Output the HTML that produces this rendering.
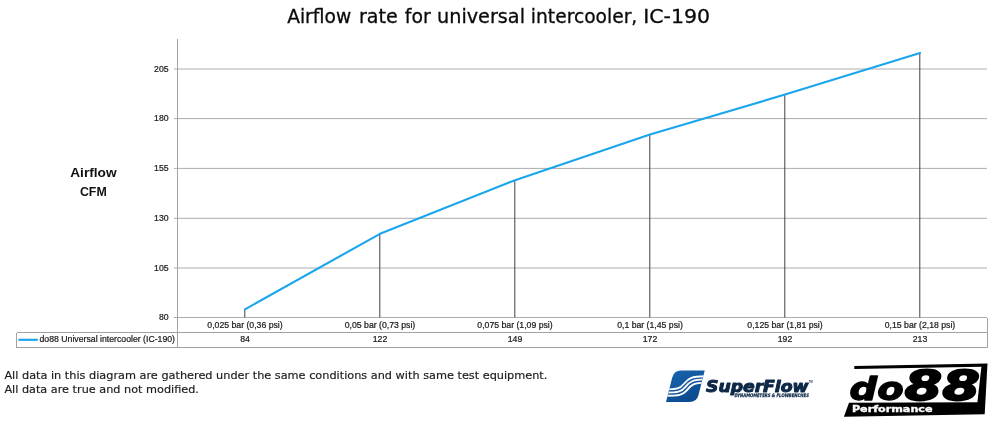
<!DOCTYPE html>
<html>
<head>
<meta charset="utf-8">
<title>Airflow rate for universal intercooler, IC-190</title>
<style>
  html, body { margin: 0; padding: 0; background: #ffffff; }
  body { width: 1000px; height: 423px; overflow: hidden; position: relative; }
  svg { position: absolute; left: 0; top: 0; display: block; }
  .title { font-family: "DejaVu Sans", "Liberation Sans", sans-serif; font-size: 20px; fill: #0a0a0a; stroke: #0a0a0a; stroke-width: 0.3px; }
  .foot { font-family: "DejaVu Sans", "Liberation Sans", sans-serif; font-size: 11px; fill: #1c1c1c; stroke: #1c1c1c; stroke-width: 0.18px; }
  .ax { font-family: "Liberation Sans", sans-serif; font-size: 8.7px; fill: #1a1a1a; stroke: #1a1a1a; stroke-width: 0.22px; }
  .ylab { font-family: "Liberation Sans", sans-serif; font-weight: bold; font-size: 12.6px; fill: #111111; }
</style>
</head>
<body>
<svg width="1000" height="423" viewBox="0 0 1000 423">
  <rect x="0" y="0" width="1000" height="423" fill="#ffffff"/>

  <!-- title -->
  <g class="title">
    <text x="287.2" y="23" textLength="64" lengthAdjust="spacingAndGlyphs">Airflow</text>
    <text x="359" y="23" textLength="38.8" lengthAdjust="spacingAndGlyphs">rate</text>
    <text x="404.8" y="23" textLength="26" lengthAdjust="spacingAndGlyphs">for</text>
    <text x="437" y="23" textLength="88" lengthAdjust="spacingAndGlyphs">universal</text>
    <text x="530.8" y="23" textLength="106.5" lengthAdjust="spacingAndGlyphs">intercooler,</text>
    <text x="643.2" y="23" textLength="67" lengthAdjust="spacingAndGlyphs">IC-190</text>
  </g>

  <!-- gridlines -->
  <g stroke="#adadad" stroke-width="1">
    <line x1="174" y1="69" x2="987" y2="69"/>
    <line x1="174" y1="118.6" x2="987" y2="118.6"/>
    <line x1="174" y1="168.4" x2="987" y2="168.4"/>
    <line x1="174" y1="218.3" x2="987" y2="218.3"/>
    <line x1="174" y1="268" x2="987" y2="268"/>
    <line x1="174" y1="317.5" x2="987" y2="317.5"/>
  </g>
  <!-- axis + table -->
  <g stroke="#a2a2a2" stroke-width="1" fill="none" shape-rendering="crispEdges">
    <line x1="177.5" y1="39" x2="177.5" y2="347.5"/>
    <line x1="16.5" y1="332.5" x2="987.5" y2="332.5"/>
    <line x1="16.5" y1="347.5" x2="987.5" y2="347.5"/>
    <line x1="16.5" y1="332.5" x2="16.5" y2="347.5"/>
    <line x1="987.5" y1="317.5" x2="987.5" y2="347.5"/>
  </g>

  <!-- drop lines -->
  <g stroke="#404040" stroke-width="1">
    <line x1="244.8" y1="309.3" x2="244.8" y2="317.5"/>
    <line x1="379.8" y1="233.8" x2="379.8" y2="317.5"/>
    <line x1="514.8" y1="180.2" x2="514.8" y2="317.5"/>
    <line x1="649.8" y1="134.4" x2="649.8" y2="317.5"/>
    <line x1="784.8" y1="94.6" x2="784.8" y2="317.5"/>
    <line x1="919.8" y1="52.9" x2="919.8" y2="317.5"/>
  </g>

  <!-- data line -->
  <polyline fill="none" stroke="#1aa6ec" stroke-width="2.1" stroke-linejoin="round" stroke-linecap="round"
    points="245,309.3 380,233.8 515,180.2 650,134.4 785,94.6 920,52.9"/>

  <!-- y tick labels -->
  <g class="ax" text-anchor="end">
    <text x="168.6" y="71.5">205</text>
    <text x="168.6" y="121.1">180</text>
    <text x="168.6" y="170.9">155</text>
    <text x="168.6" y="220.8">130</text>
    <text x="168.6" y="270.5">105</text>
    <text x="168.6" y="320.1">80</text>
  </g>

  <!-- y axis title -->
  <g class="ylab" text-anchor="middle">
    <text x="93.4" y="177.2" textLength="46.4" lengthAdjust="spacingAndGlyphs">Airflow</text>
    <text x="93.3" y="195.8" textLength="26.8" lengthAdjust="spacingAndGlyphs">CFM</text>
  </g>

  <!-- category labels -->
  <g class="ax" text-anchor="middle">
    <text x="245" y="327.5">0,025 bar (0,36 psi)</text>
    <text x="380" y="327.5">0,05 bar (0,73 psi)</text>
    <text x="515" y="327.5">0,075 bar (1,09 psi)</text>
    <text x="650" y="327.5">0,1 bar (1,45 psi)</text>
    <text x="785" y="327.5">0,125 bar (1,81 psi)</text>
    <text x="920" y="327.5">0,15 bar (2,18 psi)</text>
    <text x="245" y="342.4">84</text>
    <text x="380" y="342.4">122</text>
    <text x="515" y="342.4">149</text>
    <text x="650" y="342.4">172</text>
    <text x="785" y="342.4">192</text>
    <text x="920" y="342.4">213</text>
  </g>

  <!-- legend -->
  <line x1="18.5" y1="339.8" x2="37.8" y2="339.8" stroke="#1ca5ea" stroke-width="2.2"/>
  <text class="ax" x="39.5" y="342.4" textLength="135.5" lengthAdjust="spacingAndGlyphs">do88 Universal intercooler (IC-190)</text>

  <!-- footnote -->
  <text class="foot" x="4.4" y="379" textLength="543" lengthAdjust="spacingAndGlyphs">All data in this diagram are gathered under the same conditions and with same test equipment.</text>
  <text class="foot" x="4.4" y="392.5" textLength="194.5" lengthAdjust="spacingAndGlyphs">All data are true and not modified.</text>

  <!-- SuperFlow logo -->
  <g id="superflow">
    <defs>
      <linearGradient id="sfg" x1="0.2" y1="0" x2="0.8" y2="1">
        <stop offset="0" stop-color="#1764ad"/>
        <stop offset="1" stop-color="#0a488c"/>
      </linearGradient>
      <clipPath id="sfclip">
        <path d="M666,402 L672.2,377.5 Q674,370.4 681,370.4 L704.7,370.4 L698.5,395 Q696.8,402 689.5,402 Z"/>
      </clipPath>
    </defs>
    <path d="M666,402 L672.2,377.5 Q674,370.4 681,370.4 L704.7,370.4 L698.5,395 Q696.8,402 689.5,402 Z" fill="url(#sfg)"/>
    <g clip-path="url(#sfclip)" fill="none" stroke="#ffffff" stroke-width="1.85">
      <path d="M664,389.4 C677,389.4 680,388.8 684,383.7 C688,378.6 691,376.2 706,376.2"/>
      <path d="M664,392.6 C678,392.6 681.5,392 685.5,386.9 C689.5,381.8 692.5,379.4 706,379.4"/>
      <path d="M664,395.8 C679,395.8 683,395.2 687,390.1 C691,385 694,382.6 706,382.6"/>
    </g>
    <text x="706" y="391.8" font-family="'DejaVu Sans', 'Liberation Sans', sans-serif" font-weight="bold" font-style="italic" font-size="15.9" fill="#0e2947" stroke="#0e2947" stroke-width="1" stroke-linejoin="round" textLength="102.5" lengthAdjust="spacingAndGlyphs">SuperFlow</text>
    <text x="809" y="383.3" font-family="'Liberation Sans', sans-serif" font-weight="bold" font-size="2.6" fill="#0e2947">TM</text>
    <text x="734.4" y="396.7" font-family="'DejaVu Sans', 'Liberation Sans', sans-serif" font-weight="bold" font-style="italic" font-size="4.8" fill="#0e2947" stroke="#0e2947" stroke-width="0.25" textLength="74.5" lengthAdjust="spacingAndGlyphs">DYNAMOMETERS &amp; FLOWBENCHES</text>
  </g>

  <!-- do88 logo -->
  <g id="do88">
    <!-- top bar -->
    <path d="M854.3,366 L987.5,363.6 L984.7,414.3 L843.9,416.7 L849,402.8 L977.4,402.2 L981.4,366.8 L854.3,369 Z" fill="#000000"/>
    <text x="849.6" y="399.8" font-family="'DejaVu Sans', 'Liberation Sans', sans-serif" font-weight="bold" font-style="italic" font-size="31.5" fill="#000" stroke="#000" stroke-width="1.3" stroke-linejoin="round" textLength="54" lengthAdjust="spacingAndGlyphs">do</text>
    <text x="904.5" y="399.6" font-family="'DejaVu Sans', 'Liberation Sans', sans-serif" font-weight="bold" font-style="italic" font-size="41" fill="#000" stroke="#000" stroke-width="1.8" stroke-linejoin="round" textLength="75.5" lengthAdjust="spacingAndGlyphs">88</text>
    <text x="851.9" y="412" font-family="'DejaVu Sans', 'Liberation Sans', sans-serif" font-weight="bold" font-size="8.6" fill="#fff" stroke="#fff" stroke-width="0.35" textLength="80.7" lengthAdjust="spacingAndGlyphs">Performance</text>
  </g>
</svg>
</body>
</html>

**WHAT TO WORK ON**
In the listing above, how many lines hold the word "rendering"? Give the number and nothing more.

**FINAL RESULT**
2